Material provided
———

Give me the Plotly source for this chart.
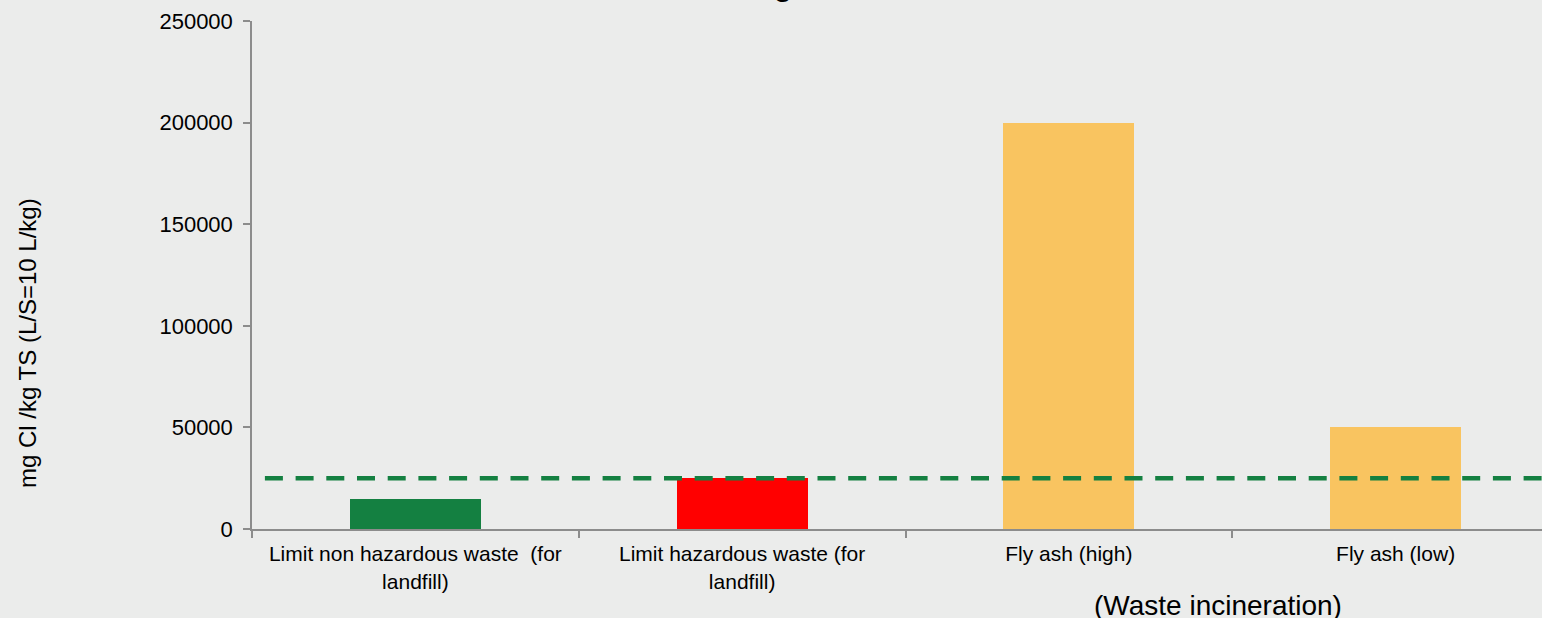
import plotly.graph_objects as go

categories = ["Limit non hazardous waste \u00a0(for<br>landfill)",
              "Limit hazardous waste (for<br>landfill)",
              "Fly ash (high)",
              "Fly ash (low)"]
values = [15000, 25000, 200000, 50000]
colors = ["#148041", "#FF0000", "#F9C460", "#F9C460"]
limit_value = 25000
y_ticks = [0, 50000, 100000, 150000, 200000, 250000]

BG = "#EBECEB"
AX = "#8C8C8C"
FONT = "Liberation Sans, Arial, sans-serif"

fig = go.Figure()
fig.add_trace(go.Bar(x=categories, y=values, marker=dict(color=colors, line=dict(width=0)),
                     width=0.401, showlegend=False, hoverinfo="skip"))

fig.add_shape(type="line", xref="paper", yref="y", x0=0.01, x1=1, y0=limit_value, y1=limit_value,
              line=dict(color="#148041", width=4.5, dash="18px,12.7px"))

fig.add_annotation(text="(Waste incineration)", xref="paper", yref="paper", x=(1218-252)/1290, y=0,
                   yshift=-76, xanchor="center", yanchor="middle", showarrow=False,
                   font=dict(size=28, color="#000", family=FONT))
fig.add_annotation(text="mg Cl /kg TS (L/S=10 L/kg)", xref="paper", yref="paper",
                   x=(27-252)/1290, y=(529-343)/508, xanchor="center", yanchor="middle",
                   textangle=-90, showarrow=False,
                   font=dict(size=24, color="#000", family=FONT))
fig.add_annotation(text="g", xref="paper", yref="paper", x=(783-252)/1290, y=1, yshift=17,
                   xanchor="center", yanchor="bottom", showarrow=False,
                   font=dict(size=36, color="#000", family=FONT))

fig.update_layout(
    width=1542, height=618,
    paper_bgcolor=BG, plot_bgcolor=BG,
    margin=dict(l=252, r=0, t=21, b=89),
    font=dict(family=FONT, size=21, color="#000"),
    bargap=0,
    xaxis=dict(range=[-0.5, 3.448], showline=True, linecolor=AX, linewidth=2,
               ticks="outside", tickson="boundaries", ticklen=7, tickcolor=AX, tickwidth=1.5,
               showgrid=False, tickfont=dict(size=21), ticklabelstandoff=5, fixedrange=True),
    yaxis=dict(range=[0, 250000], tickvals=y_ticks, ticktext=[str(v) for v in y_ticks],
               showline=True, linecolor=AX, linewidth=1.5, ticks="outside",
               ticklen=7, tickcolor=AX, tickwidth=1.5, showgrid=False, zeroline=False,
               tickfont=dict(size=22), ticklabelstandoff=6, fixedrange=True),
)

fig.write_html("out.html", config={"displayModeBar": False},
               post_script="document.body.style.margin='0';document.body.style.background='%s';" % BG)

———

Directions for this task
Restate the data above exactly, stripping out each image.

Full solution
Give me the Plotly source for this chart.
import plotly.graph_objects as go

categories = ["Limit non hazardous waste \u00a0(for<br>landfill)",
              "Limit hazardous waste (for<br>landfill)",
              "Fly ash (high)",
              "Fly ash (low)"]
values = [15000, 25000, 200000, 50000]
colors = ["#148041", "#FF0000", "#F9C460", "#F9C460"]
limit_value = 25000
y_ticks = [0, 50000, 100000, 150000, 200000, 250000]

BG = "#EBECEB"
AX = "#8C8C8C"
FONT = "Liberation Sans, Arial, sans-serif"

fig = go.Figure()
fig.add_trace(go.Bar(x=categories, y=values, marker=dict(color=colors, line=dict(width=0)),
                     width=0.401, showlegend=False, hoverinfo="skip"))

fig.add_shape(type="line", xref="paper", yref="y", x0=0.01, x1=1, y0=limit_value, y1=limit_value,
              line=dict(color="#148041", width=4.5, dash="18px,12.7px"))

fig.add_annotation(text="(Waste incineration)", xref="paper", yref="paper", x=(1218-252)/1290, y=0,
                   yshift=-76, xanchor="center", yanchor="middle", showarrow=False,
                   font=dict(size=28, color="#000", family=FONT))
fig.add_annotation(text="mg Cl /kg TS (L/S=10 L/kg)", xref="paper", yref="paper",
                   x=(27-252)/1290, y=(529-343)/508, xanchor="center", yanchor="middle",
                   textangle=-90, showarrow=False,
                   font=dict(size=24, color="#000", family=FONT))
fig.add_annotation(text="g", xref="paper", yref="paper", x=(783-252)/1290, y=1, yshift=17,
                   xanchor="center", yanchor="bottom", showarrow=False,
                   font=dict(size=36, color="#000", family=FONT))

fig.update_layout(
    width=1542, height=618,
    paper_bgcolor=BG, plot_bgcolor=BG,
    margin=dict(l=252, r=0, t=21, b=89),
    font=dict(family=FONT, size=21, color="#000"),
    bargap=0,
    xaxis=dict(range=[-0.5, 3.448], showline=True, linecolor=AX, linewidth=2,
               ticks="outside", tickson="boundaries", ticklen=7, tickcolor=AX, tickwidth=1.5,
               showgrid=False, tickfont=dict(size=21), ticklabelstandoff=5, fixedrange=True),
    yaxis=dict(range=[0, 250000], tickvals=y_ticks, ticktext=[str(v) for v in y_ticks],
               showline=True, linecolor=AX, linewidth=1.5, ticks="outside",
               ticklen=7, tickcolor=AX, tickwidth=1.5, showgrid=False, zeroline=False,
               tickfont=dict(size=22), ticklabelstandoff=6, fixedrange=True),
)

fig.write_html("out.html", config={"displayModeBar": False},
               post_script="document.body.style.margin='0';document.body.style.background='%s';" % BG)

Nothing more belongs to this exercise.